LIBROS
Gila, lucidez bajo la boina
«El libro de Gila» recoge monólogos, viñetas, entrevistas, textos biográficos y fotografías de un humorista para todas las generaciones
Después de un tiempo escribiendo textos humorísticos y dibujando viñetas para «La Codorniz», Miguel Gila (Madrid, 1919; Barcelona, 2001) pensó que sus monólogos podrían funcionar también sobre un escenario. Era el año 1951: «No podía quedarme en la mediocridad». En la bolsa con la que llegó al teatro Fontalba llevaba un uniforme de soldado y un fusil de madera. Tras presentarse por sorpresa ante el público le preguntó al presentador por la calle de Serrano: «¿Esto no es la salida del metro de Goya?».
Entonces comenzó a hablar. Primero con timidez: «Les voy a contar por qué estoy yo aquí. Yo trabajaba de ascensorista en unos almacenes y un día en lugar de apretar el botón del segundo piso apreté el ombligo de una señora y me despidieron». Las risas le dieron seguridad: «Llegó mi tío Cecilio con un periódico que traía un anuncio que decía: “Se necesita soldado que mate deprisa. Razón: la guerra”. Y dijo mi abuela: “Apúntate tú, que eres muy espabilao”».
En aquella primera actuación, que lo ató a los escenarios hasta el fin de sus días, están algunos de los rasgos más significativos de su vida. Está Madrid, está un oficio de otra época y está la guerra: Gila nació en Chamberí, creció con sus abuelos como un niño «pillo sin llegar a sinvergüenza, y travieso sin llegar a golfo», antes de tener que buscarse la vida ayudando a su abuelo carpintero y después como empaquetador o aprendiz de mecánico. Con 17 años, cuando explotó la guerra, se alistó en el bando republicano, fue destinado a varios frentes y sobrevivió a un pelotón de fusilamiento: «En la guerra hice de todo. Hasta me fusilaron…».

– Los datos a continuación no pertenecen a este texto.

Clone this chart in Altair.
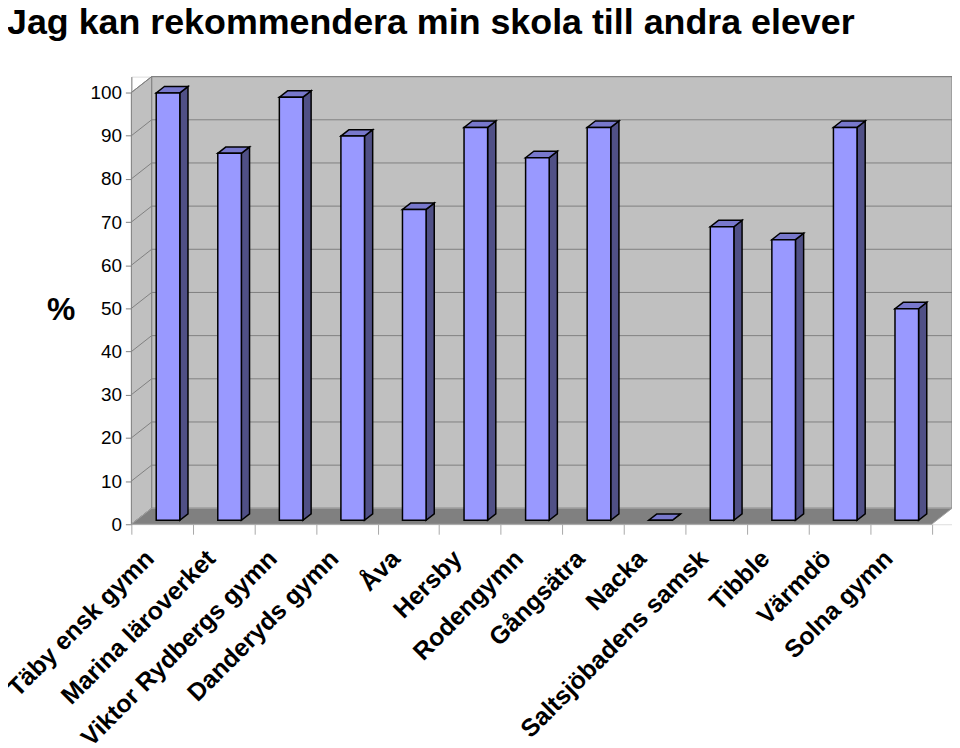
import json
import altair as alt
import pandas as pd

# ---------------- data ----------------
categories = ["Täby ensk gymn", "Marina läroverket", "Viktor Rydbergs gymn",
              "Danderyds gymn", "Åva", "Hersby", "Rodengymn", "Gångsätra",
              "Nacka", "Saltsjöbadens samsk", "Tibble", "Värmdö", "Solna gymn"]
values = [99, 85, 98, 89, 72, 91, 84, 91, 0, 68, 65, 91, 49]
y_ticks = list(range(0, 101, 10))
title_text = "Jag kan rekommendera min skola till andra elever"
y_title = "%"

# ---------------- 3D geometry (scale units) ----------------
N = len(categories)
DX, DY = 0.33, 3.69        # wall / floor depth
BY0 = 0.92                 # bar base plane shift
BDX, BDY = 0.133, 1.48     # bar depth
BL, BR = 0.404, 0.787      # bar front face within a category
XMAX = N + DX
YMAX = 100 + DY

FONT = "Liberation Sans"
xs = alt.Scale(domain=[0, XMAX], nice=False, zero=False)
ys = alt.Scale(domain=[0, YMAX], nice=False, zero=False)

# tables built from the arrays
front = pd.DataFrame({
    "cat": categories,
    "x": [i + BL for i in range(N)],
    "x2": [i + BR for i in range(N)],
    "y": [BY0] * N,
    "y2": [BY0 + v for v in values],
})
side_rows, top_rows = [], []
for i, (c, v) in enumerate(zip(categories, values)):
    side_rows.append({"cat": c, "x": i + BR, "y": BY0 + v, "bot": BY0})
    side_rows.append({"cat": c, "x": i + BR + BDX, "y": BY0 + v + BDY, "bot": BY0 + BDY})
    top_rows.append({"cat": c, "y": BY0 + v, "x": i + BL, "xr": i + BR})
    top_rows.append({"cat": c, "y": BY0 + v + BDY, "x": i + BL + BDX, "xr": i + BR + BDX})
side = pd.DataFrame(side_rows)
top = pd.DataFrame(top_rows)

back = pd.DataFrame({"x": [DX], "x2": [XMAX], "y": [DY], "y2": [YMAX]})
leftwall = pd.DataFrame({"x": [0, DX], "y": [100, YMAX], "bot": [0, DY]})
floor = pd.DataFrame({"y": [0, DY], "x": [0, DX], "xr": [N, XMAX]})
grid_back = pd.DataFrame({"x": [DX] * len(y_ticks), "x2": [XMAX] * len(y_ticks),
                          "y": [v + DY for v in y_ticks]})
gl = []
for v in y_ticks:
    gl.append({"g": v, "x": 0, "y": v})
    gl.append({"g": v, "x": DX, "y": v + DY})
grid_left = pd.DataFrame(gl)

label_expr = "(" + json.dumps(categories, ensure_ascii=False) + ")[datum.value] || ''"

x_axis = alt.Axis(values=list(range(N + 1)), labelExpr=label_expr, labelAngle=-45,
                  labelAlign="right", labelBaseline="middle", labelOffset=18,
                  labelPadding=20, tickSize=10, tickColor="#a8a8a8", domain=False,
                  grid=False, labelFont=FONT, labelFontSize=25, labelFontWeight="bold",
                  labelColor="black", labelLimit=600, labelOverlap=False,
                  labelFlush=False, title=None)
y_axis = alt.Axis(values=y_ticks, grid=False, domainColor="#808080", tickColor="#808080",
                  tickSize=6, labelPadding=4, labelFont=FONT, labelFontSize=19,
                  labelColor="black", title=y_title, titleAngle=0, titleX=-71, titleY=234,
                  titleAlign="center", titleBaseline="middle", titleFont=FONT,
                  titleFontSize=32, titleFontWeight="bold", titleColor="black")

X = alt.X("x:Q", scale=xs, axis=x_axis)
Y = alt.Y("y:Q", scale=ys, axis=y_axis)

wall = alt.Chart(back).mark_rect(fill="#C0C0C0", stroke="#808080", strokeWidth=1).encode(
    x=X, x2="x2:Q", y=Y, y2="y2:Q")

lwall = alt.Chart(leftwall).mark_area(fill="#C0C0C0", stroke="#808080", strokeWidth=1).encode(
    x=X, y=Y, y2="bot:Q")

gback = alt.Chart(grid_back).mark_rule(color="#808080", strokeWidth=1).encode(
    x=X, x2="x2:Q", y=Y)

gleft = alt.Chart(grid_left).mark_line(color="#808080", strokeWidth=1).encode(
    x=X, y=Y, detail="g:N")

flr = alt.Chart(floor).mark_area(orient="horizontal", fill="#808080",
                                 stroke="#a0a0a0", strokeWidth=1).encode(
    y=Y, x=X, x2="xr:Q")

sides = alt.Chart(side).mark_area(fill="#505086", stroke="black", strokeWidth=1.5).encode(
    x=X, y=Y, y2="bot:Q", detail="cat:N")

tops = alt.Chart(top).mark_area(
    orient="horizontal", fill="#7878CC", stroke="black", strokeWidth=1.5).encode(
    y=Y, x=X, x2="xr:Q", detail="cat:N")

fronts = alt.Chart(front).mark_rect(fill="#9999FF", stroke="black", strokeWidth=1.5).encode(
    x=X, x2="x2:Q", y=Y, y2="y2:Q")

chart = alt.layer(wall, lwall, gback, gleft, flr, sides, tops, fronts).properties(
    width=825, height=450,
    title=alt.TitleParams(title_text, anchor="start", frame="group", dx=-125,
                          fontSize=36, font=FONT, fontWeight="bold", color="black",
                          baseline="alphabetic", offset=5),
    autosize=alt.AutoSizeParams(type="none"),
    padding={"left": 124, "top": 67, "right": 0, "bottom": 230},
).configure_view(strokeWidth=0).configure(background="white")

chart.save("out.html", embed_options={"renderer": "svg", "actions": False})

El humor de Gila combinaba el disparate con la verosimilitud de una manera única, como cuando contaba que tardó tanto en nacer que ya ni le esperaban: «Mi madre no estaba en casa. Había ido a pedir perejil a una vecina». Si se ponía boina no era para ridiculizar al cateto, sino para reírse de lo cotidiano. Si se vestía de militar y representaba la guerra como algo absurdo, era porque la guerra es absurda. Gila no contaba chistes; buscaba el lado absurdo de la vida: «A veces en mis actuaciones cuento cosas que me pasaron en el frente, pero las cuento tal cual, porque la vida misma tiende a ser delirante».
« El libro de Gila » (Blackie Books), en una extraordinaria edición a cargo de Jorge de Cascante , recoge a modo de antología monólogos, viñetas, textos biográficos, fragmentos de entrevistas y fotografías de un artista para todas las generaciones. Los jóvenes descubren por primera vez el «¿Es el enemigo? Que se ponga» entre carcajadas, y los mayores recuerdan los tiempos de Gila en radio y televisión. Protagonizó anuncios publicitarios y actuó en una treintena de películas. También escribió libros de memorias con una eficacia y una clarividencia sorprendentes en un humorista que, sobre todo, disfrutaba dibujando.
Ya fuera en Madrid, en Buenos Aires, adonde se marchó harto de un ambiente que se le hacía insoportable, o en Barcelona, ciudad que eligió a su regreso, Gila nunca dejó de dibujar: «No hay para mí un placer comparable al de dibujar». En sus viñetas, protagonizadas por mendigos, niños o ancianos, disfrazaba de ingenuidad un colmillo imperecedero. En 1974 «Hermano Lobo» llevó a portada una viñeta que mostraba a un señor con sombrero ante una multitud. Dos monigotes del público hablan entre ellos: «¿Qué dice?». Uno lleva boina y el otro es calvo y cejijunto. «No sé, es un discurso», dicen. «¡Ah!». Gila dibuja en la cara de los paisanos una sonrisa de oreja a oreja.